-- Begin MATERIAL --

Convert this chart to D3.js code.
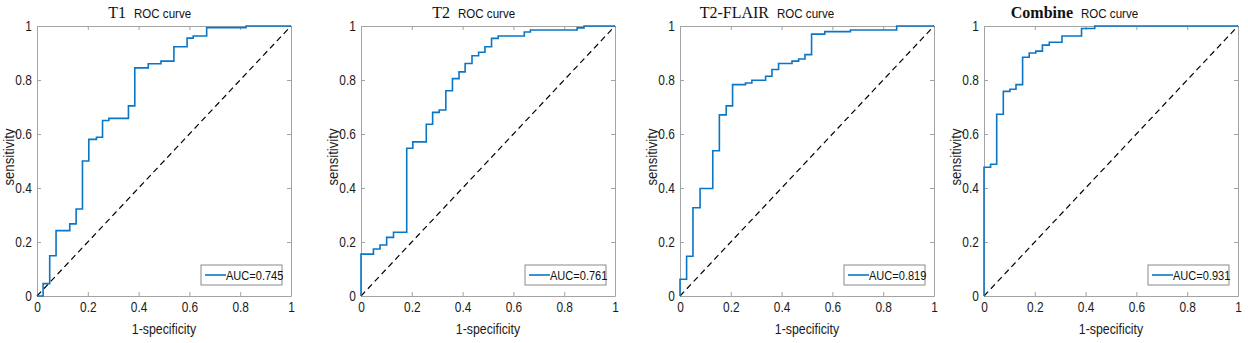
<!DOCTYPE html>
<html lang="en">
<head>
<meta charset="UTF-8">
<title>ROC curves</title>
<style>
    body { margin: 0; padding: 0; background: #fff; }
    svg { display: block; }
    .tick-label { font-family: "Liberation Sans", Arial, sans-serif; font-size: 14px; fill: #1a1a1a; }
    .axis-title { font-family: "Liberation Sans", Arial, sans-serif; font-size: 14.5px; fill: #1a1a1a; }
    .y-title { font-size: 15.5px; }
    .name { font-family: "Liberation Serif", "Times New Roman", serif; font-size: 16px; fill: #111; }
    .roc { font-family: "Liberation Sans", Arial, sans-serif; font-size: 13.6px; fill: #111; }
    .legend-text { font-family: "Liberation Sans", Arial, sans-serif; font-size: 13px; fill: #111; }
</style>
</head>
<body>
<svg id="chart"></svg>

<script src="https://d3js.org/d3.v7.min.js"></script>
<script>
    // panel names and AUC values
    var names = ["T1", "T2", "T2-FLAIR", "Combine"];
    var aucs = ["0.745", "0.761", "0.819", "0.931"];
    var ticks = [0, 0.2, 0.4, 0.6, 0.8, 1];

    // ROC corner points (1-specificity, sensitivity)
    var t1Fpr = [0, 0.024, 0.05, 0.075, 0.129, 0.154, 0.179, 0.204, 0.234, 0.258, 0.283, 0.36, 0.385, 0.438, 0.488, 0.539, 0.591, 0.615, 0.668, 0.823, 1];
    var t1Tpr = [0, 0.046, 0.149, 0.242, 0.267, 0.322, 0.5, 0.58, 0.588, 0.65, 0.658, 0.704, 0.845, 0.86, 0.87, 0.923, 0.955, 0.963, 0.994, 1, 1];

    var t2Fpr = [0, 0, 0.049, 0.075, 0.101, 0.128, 0.18, 0.204, 0.257, 0.282, 0.308, 0.334, 0.36, 0.386, 0.41, 0.437, 0.463, 0.488, 0.514, 0.54, 0.643, 0.667, 0.851, 0.878, 1];
    var t2Tpr = [0, 0.155, 0.174, 0.189, 0.217, 0.236, 0.547, 0.571, 0.636, 0.68, 0.689, 0.76, 0.805, 0.83, 0.861, 0.89, 0.903, 0.923, 0.954, 0.963, 0.978, 0.985, 0.993, 1, 1];

    var flairFpr = [0, 0, 0.026, 0.051, 0.079, 0.129, 0.155, 0.182, 0.207, 0.258, 0.283, 0.337, 0.362, 0.388, 0.441, 0.467, 0.492, 0.518, 0.57, 0.671, 0.853, 1];
    var flairTpr = [0, 0.062, 0.147, 0.327, 0.398, 0.538, 0.671, 0.704, 0.783, 0.789, 0.799, 0.814, 0.839, 0.861, 0.87, 0.878, 0.894, 0.97, 0.979, 0.985, 1, 1];

    var combFpr = [0, 0, 0.026, 0.05, 0.076, 0.102, 0.126, 0.152, 0.178, 0.204, 0.23, 0.257, 0.307, 0.384, 0.436, 1];
    var combTpr = [0, 0.477, 0.488, 0.673, 0.758, 0.766, 0.783, 0.884, 0.9, 0.907, 0.929, 0.94, 0.963, 0.991, 1, 1];

    var fprs = [t1Fpr, t2Fpr, flairFpr, combFpr];
    var tprs = [t1Tpr, t2Tpr, flairTpr, combTpr];

    (function () {
        var W = 1248, H = 343;
        var lefts = [37, 361, 680, 984];
        var pw = 254, plotTop = 26, ph = 270;
        var narrow = 0.85; // the figure uses a condensed sans font

        var svg = d3.select("#chart").attr("width", W).attr("height", H);

        var axisColor = "#a3a3a3";
        var blue = "#0a76c6";

        // text squeezed horizontally, placed at (px, py)
        function narrowText(parent, cls, px, py, rot, str) {
            return parent.append("text").attr("class", cls)
                .attr("transform", "translate(" + px + "," + py + ")" + (rot ? " rotate(" + rot + ")" : "") + " scale(" + narrow + ",1)")
                .text(str);
        }

        names.forEach(function (name, i) {
            var g = svg.append("g").attr("transform", "translate(" + lefts[i] + "," + plotTop + ")");

            var x = d3.scaleLinear().domain([0, 1]).range([0, pw]);
            var y = d3.scaleLinear().domain([0, 1]).range([ph, 0]);

            // inward ticks on all four sides, like a MATLAB box
            var fmt = d3.format("");
            var bottomAx = g.append("g").attr("transform", "translate(0," + ph + ")")
                .call(d3.axisBottom(x).tickValues(ticks).tickSizeInner(-4).tickSizeOuter(0).tickPadding(6).tickFormat(fmt));
            var leftAx = g.append("g")
                .call(d3.axisLeft(y).tickValues(ticks).tickSizeInner(-4).tickSizeOuter(0).tickPadding(6).tickFormat(fmt));
            var topAx = g.append("g")
                .call(d3.axisTop(x).tickValues(ticks).tickSizeInner(-4).tickSizeOuter(0).tickFormat(""));
            var rightAx = g.append("g").attr("transform", "translate(" + pw + ",0)")
                .call(d3.axisRight(y).tickValues(ticks).tickSizeInner(-4).tickSizeOuter(0).tickFormat(""));

            [bottomAx, leftAx, topAx, rightAx].forEach(function (a) {
                a.attr("font-family", null).attr("font-size", null);
                a.select(".domain").attr("stroke", axisColor);
                a.selectAll(".tick line").attr("stroke", axisColor);
                a.selectAll("text").attr("class", "tick-label").attr("fill", null)
                    .attr("transform", "scale(" + narrow + ",1)");
            });

            // diagonal reference line
            g.append("line")
                .attr("x1", x(0)).attr("y1", y(0))
                .attr("x2", x(1)).attr("y2", y(1))
                .attr("stroke", "#000").attr("stroke-width", 1.2)
                .attr("stroke-dasharray", "6,4");

            // ROC curve
            var pts = fprs[i].map(function (f, k) { return [f, tprs[i][k]]; });
            var line = d3.line()
                .x(function (d) { return x(d[0]); })
                .y(function (d) { return y(d[1]); })
                .curve(d3.curveStepAfter);
            g.append("path").datum(pts)
                .attr("fill", "none").attr("stroke", blue).attr("stroke-width", 1.6)
                .attr("d", line);

            // titles
            g.append("text").attr("class", "name")
                .attr("x", 89).attr("y", -8).attr("text-anchor", "end")
                .style("font-weight", name === "Combine" ? "bold" : "normal")
                .text(name);
            narrowText(g, "roc", 97, -8, 0, "ROC curve");

            narrowText(g, "axis-title", pw / 2, ph + 38, 0, "1-specificity")
                .attr("text-anchor", "middle");
            narrowText(g, "axis-title y-title", -23, ph / 2 - 4, -90, "sensitivity")
                .attr("text-anchor", "middle");

            // legend
            var lw = 81, lh = 20;
            var lg = g.append("g").attr("transform", "translate(" + (pw - 9 - lw) + "," + (ph - 11 - lh) + ")");
            lg.append("rect").attr("width", lw).attr("height", lh)
                .attr("fill", "#fff").attr("stroke", "#8a8a8a").attr("stroke-width", 1);
            lg.append("line").attr("x1", 4).attr("x2", 25).attr("y1", lh / 2).attr("y2", lh / 2)
                .attr("stroke", blue).attr("stroke-width", 1.6);
            narrowText(lg, "legend-text", 25, lh / 2 + 5, 0, "AUC=" + aucs[i]);
        });
    })();
</script>
</body>
</html>
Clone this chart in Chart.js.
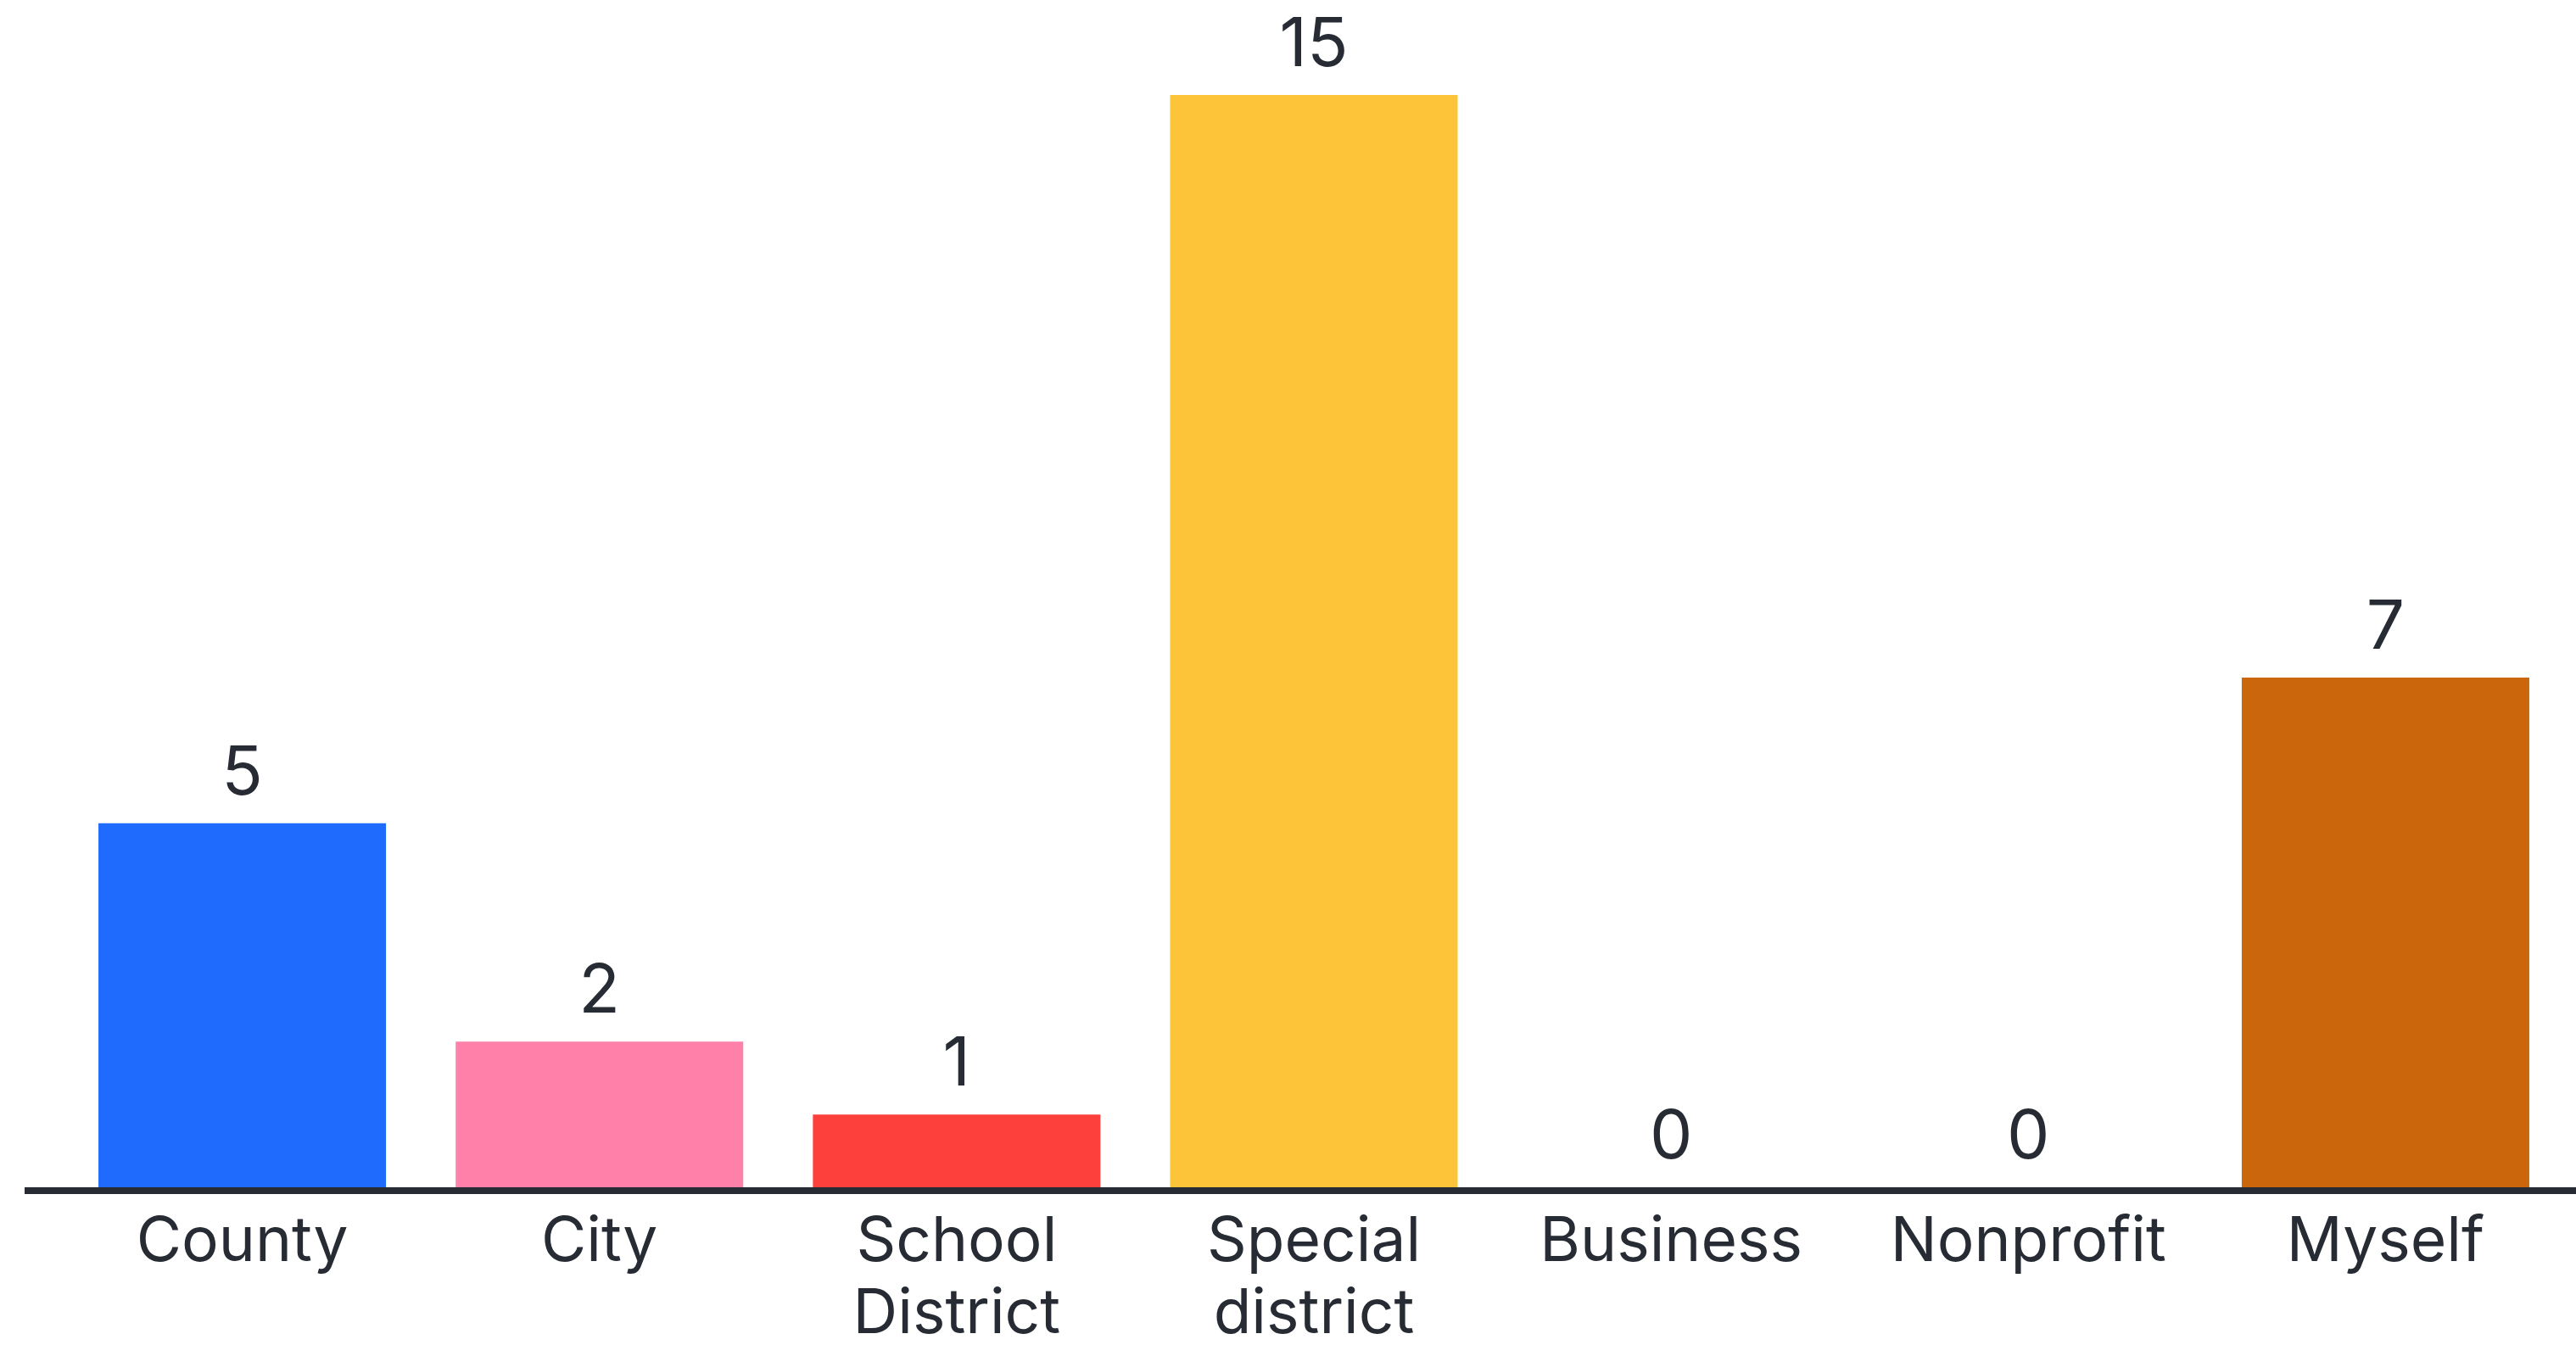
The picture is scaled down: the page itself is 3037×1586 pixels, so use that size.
<!DOCTYPE html>
<html>
<head>
<meta charset="utf-8">
<script src="https://cdn.jsdelivr.net/npm/chart.js@4/dist/chart.umd.min.js"></script>
<style>
  html, body { margin: 0; padding: 0; background: #fff; }
  #wrap { width: 3037px; height: 1586px; position: relative; }
</style>
</head>
<body>
<div id="wrap"><canvas id="myChart"></canvas></div>
<script>
const categories = ['County', 'City', ['School', 'District'], ['Special', 'district'], 'Business', 'Nonprofit', 'Myself'];
const counts = [5, 2, 1, 15, 0, 0, 7];
const barColors = ['#1e6bfe', '#ff80a8', '#fe403d', '#fdc439', '#2bb673', '#8a5cf6', '#cb660d'];

const textColor = '#272c34';
const fontFamily = 'Inter, "Noto Sans", sans-serif';

// numbers above each bar
const valueLabels = {
    id: 'valueLabels',
    afterDatasetsDraw(chart) {
        const ctx = chart.ctx;
        const meta = chart.getDatasetMeta(0);
        ctx.save();
        ctx.fillStyle = textColor;
        ctx.font = '80px ' + fontFamily;
        ctx.textAlign = 'center';
        ctx.textBaseline = 'alphabetic';
        meta.data.forEach((bar, i) => {
            ctx.fillText(String(counts[i]), bar.x, bar.y - 34);
        });
        ctx.restore();
    }
};

// baseline runs a bit past the plot on the left
const baseLine = {
    id: 'baseLine',
    afterDatasetsDraw(chart) {
        const ctx = chart.ctx;
        const y = chart.scales.y.getPixelForValue(0) + 4;
        ctx.save();
        ctx.strokeStyle = textColor;
        ctx.lineWidth = 8;
        ctx.beginPath();
        ctx.moveTo(chart.chartArea.left - 46, y);
        ctx.lineTo(chart.width, y);
        ctx.stroke();
        ctx.restore();
    }
};

const ctx = document.getElementById('myChart').getContext('2d');
new Chart(ctx, {
    type: 'bar',
    data: {
        labels: categories,
        datasets: [{
            data: counts,
            backgroundColor: barColors,
            borderWidth: 0,
            categoryPercentage: 1,
            barPercentage: 0.805
        }]
    },
    options: {
        responsive: true,
        maintainAspectRatio: false,
        devicePixelRatio: 1,
        animation: false,
        layout: { padding: { top: 112, left: 75, right: 14, bottom: 0 } },
        plugins: {
            legend: { display: false },
            tooltip: { enabled: false }
        },
        scales: {
            x: {
                grid: { display: false, drawTicks: false },
                border: { display: false },
                ticks: {
                    color: textColor,
                    font: { family: fontFamily, size: 73, lineHeight: 1.17 },
                    padding: 22,
                    maxRotation: 0,
                    autoSkip: false
                },
                afterFit: s => { s.height = 186; }
            },
            y: {
                display: false,
                min: 0,
                max: 15
            }
        }
    },
    plugins: [valueLabels, baseLine]
});
</script>
</body>
</html>
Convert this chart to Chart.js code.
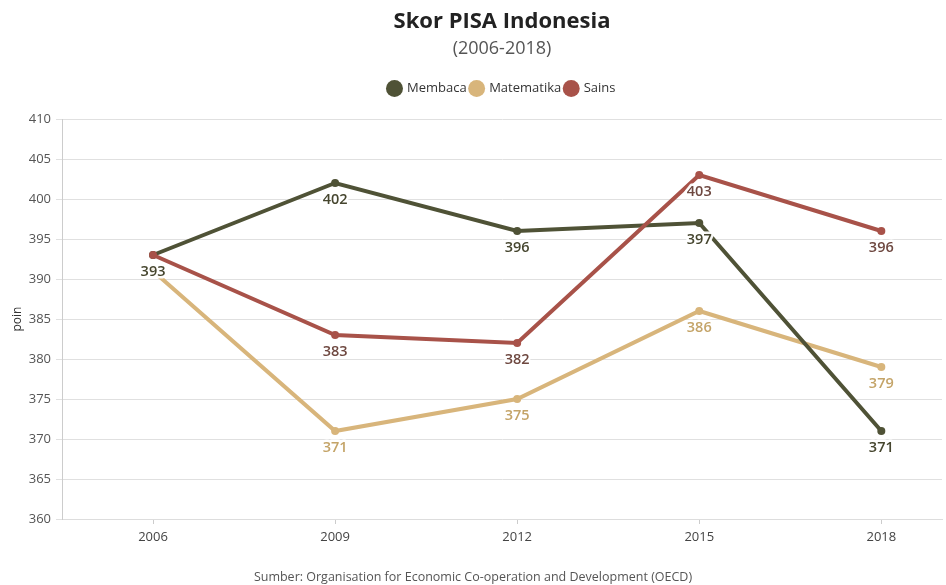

-- End MATERIAL --

WORK TO COMPLETE: Only the lines from the start of the records to the one containing "var ticks = [0, 0.2, 0.4, 0.6, 0.8, 1];" should be repeated, exactly and with both ends kept; drop any pictures.

FINISHED EXERCISE:
Convert this chart to D3.js code.
<!DOCTYPE html>
<html lang="en">
<head>
<meta charset="UTF-8">
<title>ROC curves</title>
<style>
    body { margin: 0; padding: 0; background: #fff; }
    svg { display: block; }
    .tick-label { font-family: "Liberation Sans", Arial, sans-serif; font-size: 14px; fill: #1a1a1a; }
    .axis-title { font-family: "Liberation Sans", Arial, sans-serif; font-size: 14.5px; fill: #1a1a1a; }
    .y-title { font-size: 15.5px; }
    .name { font-family: "Liberation Serif", "Times New Roman", serif; font-size: 16px; fill: #111; }
    .roc { font-family: "Liberation Sans", Arial, sans-serif; font-size: 13.6px; fill: #111; }
    .legend-text { font-family: "Liberation Sans", Arial, sans-serif; font-size: 13px; fill: #111; }
</style>
</head>
<body>
<svg id="chart"></svg>

<script src="https://d3js.org/d3.v7.min.js"></script>
<script>
    // panel names and AUC values
    var names = ["T1", "T2", "T2-FLAIR", "Combine"];
    var aucs = ["0.745", "0.761", "0.819", "0.931"];
    var ticks = [0, 0.2, 0.4, 0.6, 0.8, 1];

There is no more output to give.